I expect driving senior talent away is part of the strategy - the senior talent demands the highest compensation, which is what these employers are combatting industry-wide and in coordination. They want to hire them back at lower wages later on.


If we read the article instead of just the headline, we see that it makes clear that Microsoft has a hybrid arrangement, and that said hybrid arrangement has still resulted in a loss of employees.

>Microsoft, which also enacted a hybrid RTO approach, saw a decline of 5 percentage points.

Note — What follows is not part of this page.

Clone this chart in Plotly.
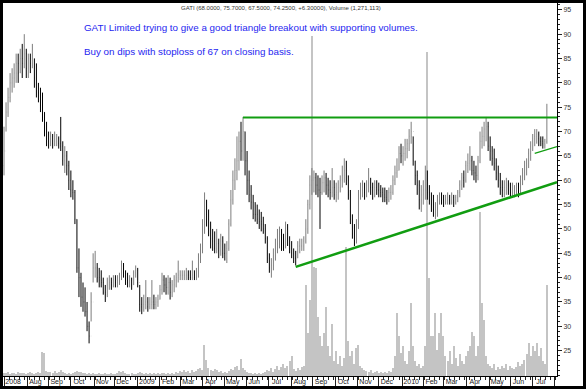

“Hybrid RTO” is still RTO.

Requiring people to come to the office 3 days a week for no reason other than executives and managers getting off on control is moronic.

“Hybrid” RTO has literally no benefit over RTO except for being able to say “hybrid”.

It forces all of the same problems as RTO - cost and location of living, planning for not being home, massive commute times, etc


In that case it's really hard to pin it on RTO.


Something like 3 days per week is pretty much RTO.


It sounds like it is group dependent. Some managers might insist on firm RTO. Hard to get to that level of nuance from high level numbers.


going from remote to hybrid is still RTO, just not full RTO


Yeah I mean it doesn't capture the people that moved after wfh was implemented. Hybrid is appealing if your office is 500 miles away.

Claiming it's hybrid is disingenuous imo.